Tutto questo che cosa ha a che fare con la Giornata Missionaria? Ha a che fare: eccome! Perché vivere la missione cristiana significa recuperare la coscienza della nostra appartenenza a Dio e vivere e annunciare a tutti la libertà cristiana: che è di essere cittadini leali e generosi della città terrena, rispettosi di Cesare, purché adoratori di Dio, al quale anche Cesare deve obbedienza e adorazione. Perché se Cesare prende il posto di Dio, non è solo la coscienza personale che viene turbata, è l'intero ordinamento sociale e comunitario che viene sconvolto. Qualche esemplificazione. Lo stato prende il posto di Dio, quando si arroga il diritto di uccidere (vedi legge dell'aborto, vedi pena di morte, vedi eutanasia…). Lo stato prende il posto di Dio, quando pretende il monopolio educativo, svuotando i compiti della famiglia e di quelle agenzie educative alle quali la famiglia decide di affidare i propri figli. Lo stato prende il posto di Dio, quando si autoconcepisce come la fonte del bene e del male o la fonte della verità: è l'etica, è la verità la fonte dello stato, non viceversa.

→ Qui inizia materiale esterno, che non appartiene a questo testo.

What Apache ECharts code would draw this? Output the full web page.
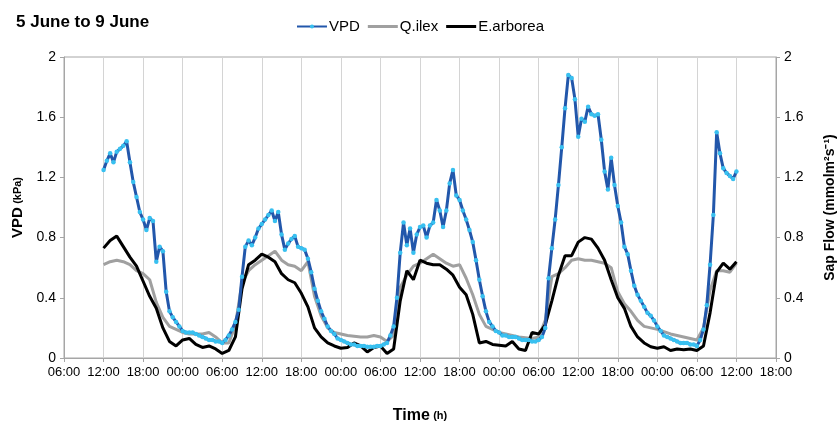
<!DOCTYPE html>
<html><head><meta charset="utf-8">
<script src="https://cdn.jsdelivr.net/npm/echarts@6/dist/echarts.min.js"></script>
<style>html,body{margin:0;padding:0;background:#fff}#c{width:840px;height:429px}</style>
</head><body><div id="c"></div>
<script>
const chartTitle = '5 June to 9 June';
const seriesNames = ['VPD', 'Q.ilex', 'E.arborea'];
const startHour = 12;      // 12:00 on 5 June (hours since 00:00, 5 June)
const vpdStep = 0.5;       // VPD sampled every 30 min
const sapStep = 1;         // sap flow sampled hourly
const xMin = 6, xMax = 114, xInterval = 6;
const yMin = 0, yMax = 2, yInterval = 0.4;

const vpd = [
1.25,1.31,1.36,1.30,1.37,1.39,1.41,1.44,1.30,1.17,
1.07,0.97,0.92,0.85,0.93,0.91,0.64,0.74,0.71,0.44,
0.31,0.27,0.24,0.21,0.18,0.17,0.17,0.17,0.16,0.15,
0.14,0.13,0.12,0.12,0.11,0.11,0.10,0.12,0.15,0.19,
0.24,0.32,0.54,0.74,0.78,0.75,0.80,0.86,0.89,0.92,
0.95,0.98,0.91,0.97,0.82,0.72,0.76,0.79,0.81,0.74,
0.73,0.72,0.66,0.57,0.46,0.38,0.31,0.26,0.21,0.18,
0.16,0.13,0.12,0.11,0.10,0.09,0.09,0.08,0.08,0.08,
0.075,0.075,0.075,0.08,0.08,0.09,0.10,0.15,0.21,0.40,
0.70,0.90,0.75,0.86,0.70,0.82,0.87,0.88,0.80,0.88,
0.90,1.05,0.98,0.87,0.98,1.16,1.25,1.08,1.05,0.98,
0.92,0.85,0.77,0.65,0.52,0.41,0.31,0.24,0.21,0.18,
0.17,0.15,0.15,0.14,0.14,0.14,0.13,0.12,0.12,0.12,
0.11,0.11,0.12,0.14,0.20,0.53,0.73,0.92,1.15,1.40,
1.66,1.88,1.86,1.72,1.47,1.59,1.57,1.67,1.62,1.61,
1.62,1.45,1.24,1.12,1.33,1.15,1.01,0.90,0.74,0.69,
0.58,0.48,0.42,0.38,0.34,0.30,0.28,0.25,0.21,0.18,
0.15,0.14,0.13,0.12,0.11,0.10,0.10,0.10,0.09,0.09,
0.08,0.12,0.19,0.35,0.62,0.95,1.50,1.36,1.26,1.23,
1.21,1.19,1.24
];

const qilex = [
0.62,0.64,0.65,0.64,0.62,0.58,0.56,0.52,0.37,0.27,
0.21,0.19,0.17,0.16,0.16,0.16,0.17,0.14,0.10,0.10,
0.22,0.50,0.58,0.62,0.65,0.68,0.71,0.65,0.62,0.61,
0.58,0.64,0.41,0.28,0.20,0.17,0.16,0.15,0.145,0.14,
0.14,0.15,0.14,0.11,0.15,0.47,0.55,0.61,0.63,0.66,
0.69,0.66,0.63,0.61,0.62,0.53,0.42,0.29,0.21,0.19,
0.17,0.16,0.15,0.14,0.135,0.13,0.14,0.25,0.54,0.56,
0.60,0.65,0.66,0.65,0.65,0.64,0.63,0.60,0.44,0.36,
0.31,0.25,0.21,0.20,0.19,0.175,0.16,0.15,0.14,0.13,
0.12,0.20,0.45,0.58,0.58,0.57,0.63
];

const earborea = [
0.73,0.78,0.81,0.74,0.67,0.61,0.51,0.41,0.33,0.20,
0.11,0.08,0.12,0.13,0.09,0.07,0.08,0.06,0.03,0.05,
0.14,0.46,0.62,0.65,0.69,0.67,0.64,0.56,0.52,0.50,
0.43,0.34,0.20,0.14,0.10,0.08,0.065,0.07,0.10,0.08,
0.04,0.07,0.08,0.03,0.06,0.38,0.58,0.52,0.65,0.63,
0.62,0.62,0.59,0.55,0.47,0.42,0.29,0.10,0.11,0.09,
0.085,0.08,0.11,0.06,0.05,0.17,0.16,0.22,0.38,0.55,
0.68,0.68,0.77,0.80,0.79,0.73,0.65,0.52,0.40,0.33,
0.21,0.14,0.10,0.075,0.065,0.075,0.05,0.06,0.055,0.06,
0.05,0.08,0.30,0.57,0.63,0.59,0.64
];

const toPairs = (arr, step) => arr.map((v, i) => [startHour + i * step, v]);
const fmtHour = v => String(((v % 24) + 24) % 24).padStart(2, '0') + ':00';
const FONT = "'Liberation Sans', Arial, sans-serif";
const axisColor = '#a6a6a6';
const barIcon = 'path://M0,0H30V3H0Z';

const chart = echarts.init(document.getElementById('c'), null, {renderer: 'canvas'});
chart.setOption({
  animation: false,
  backgroundColor: '#fff',
  textStyle: {fontFamily: FONT},
  title: {
    text: chartTitle, left: 11, top: 9,
    textStyle: {fontFamily: FONT, fontSize: 17, fontWeight: 'bold', color: '#000'}
  },
  legend: {
    data: [
      {name: seriesNames[0]},
      {name: seriesNames[1], icon: barIcon},
      {name: seriesNames[2], icon: barIcon}
    ],
    left: 'center', top: 14,
    itemWidth: 30, itemHeight: 5, itemGap: 8,
    textStyle: {fontFamily: FONT, fontSize: 15, color: '#000', padding: [0, 0, 0, -3]}
  },
  grid: {
    left: 64, right: 64, top: 57, bottom: 71,
    containLabel: false, outerBoundsMode: 'none',
    show: true, borderColor: axisColor, borderWidth: 1
  },
  xAxis: {
    type: 'value', min: xMin, max: xMax, interval: xInterval,
    name: '{a|Time} {b|(h)}', nameLocation: 'middle', nameGap: 50,
    nameTextStyle: {rich: {
      a: {fontFamily: FONT, fontSize: 16, fontWeight: 'bold', color: '#000'},
      b: {fontFamily: FONT, fontSize: 11, fontWeight: 'bold', color: '#000'}
    }},
    axisLine: {show: true, lineStyle: {color: axisColor}},
    axisTick: {show: true, length: 4, lineStyle: {color: axisColor}},
    axisLabel: {formatter: fmtHour, fontSize: 13, color: '#000', margin: 8, fontFamily: FONT},
    splitLine: {show: true, lineStyle: {color: '#d4d4d4', width: 1}}
  },
  yAxis: [{
    type: 'value', min: yMin, max: yMax, interval: yInterval, position: 'left',
    name: '{a|VPD} {b|(kPa)}', nameLocation: 'middle', nameGap: 37, nameRotate: 90,
    nameTextStyle: {rich: {
      a: {fontFamily: FONT, fontSize: 15, fontWeight: 'bold', color: '#000'},
      b: {fontFamily: FONT, fontSize: 11, fontWeight: 'bold', color: '#000'}
    }},
    axisLine: {show: true, lineStyle: {color: axisColor}},
    axisTick: {show: true, length: 4, lineStyle: {color: axisColor}},
    axisLabel: {fontSize: 14, color: '#000', margin: 8, fontFamily: FONT},
    splitLine: {show: false}
  }, {
    type: 'value', min: yMin, max: yMax, interval: yInterval, position: 'right',
    name: 'Sap Flow (mmolm²s⁻¹)', nameLocation: 'middle', nameGap: 47, nameRotate: 90,
    nameTextStyle: {fontFamily: FONT, fontSize: 14, fontWeight: 'bold', color: '#000'},
    axisLine: {show: true, lineStyle: {color: axisColor}},
    axisTick: {show: true, length: 4, lineStyle: {color: axisColor}},
    axisLabel: {fontSize: 14, color: '#000', margin: 8, fontFamily: FONT},
    splitLine: {show: false}
  }],
  series: [{
    name: seriesNames[0], type: 'line', yAxisIndex: 0, z: 4,
    data: toPairs(vpd, vpdStep),
    symbol: 'circle', symbolSize: 4.5, showSymbol: true, showAllSymbol: true,
    itemStyle: {color: '#38c0f0'},
    lineStyle: {color: '#2257ab', width: 3}
  }, {
    name: seriesNames[1], type: 'line', yAxisIndex: 1, z: 2,
    data: toPairs(qilex, sapStep), showSymbol: false, symbol: 'none',
    itemStyle: {color: '#a0a0a0'},
    lineStyle: {color: '#a0a0a0', width: 3}
  }, {
    name: seriesNames[2], type: 'line', yAxisIndex: 1, z: 3,
    data: toPairs(earborea, sapStep), showSymbol: false, symbol: 'none',
    itemStyle: {color: '#000'},
    lineStyle: {color: '#000', width: 3}
  }]
});
</script></body></html>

Chiudo con qualche domanda provocatoria, che rivolgo a me stesso prima che a voi: a Casalmaggiore viviamo questa libertà cristiana? Ne siamo degni? A Casalmaggiore contano di più le parole di Cesare o le parole di Dio? Noi, cristiani di Casalmaggiore, da che parte stiamo? Stiamo - per opportunismo, per interesse, per paura, per servilismo, per ignavia, per vigliaccheria - sempre e solo dalla parte dei potenti di questo mondo e di questa società, o stiamo dalla parte di Dio, costi quel che costi? Le nostre famiglie, i nostri ragazzi, l'educazione dei giovani, le nostre coscienze, le nostre stesse vite: a chi le affidiamo? A Cesare o a Dio?
Dio non è certo così meschino da rubare la moneta a Cesare. Ma è successo tante volte nella storia che Cesare si sia accaparrato il posto di Dio. E allora sono guai per tutti: come ci insegnano i totalitarismi violenti del secolo appena trascorso. Come ci insegnano i totalitarismi culturali anche del presente.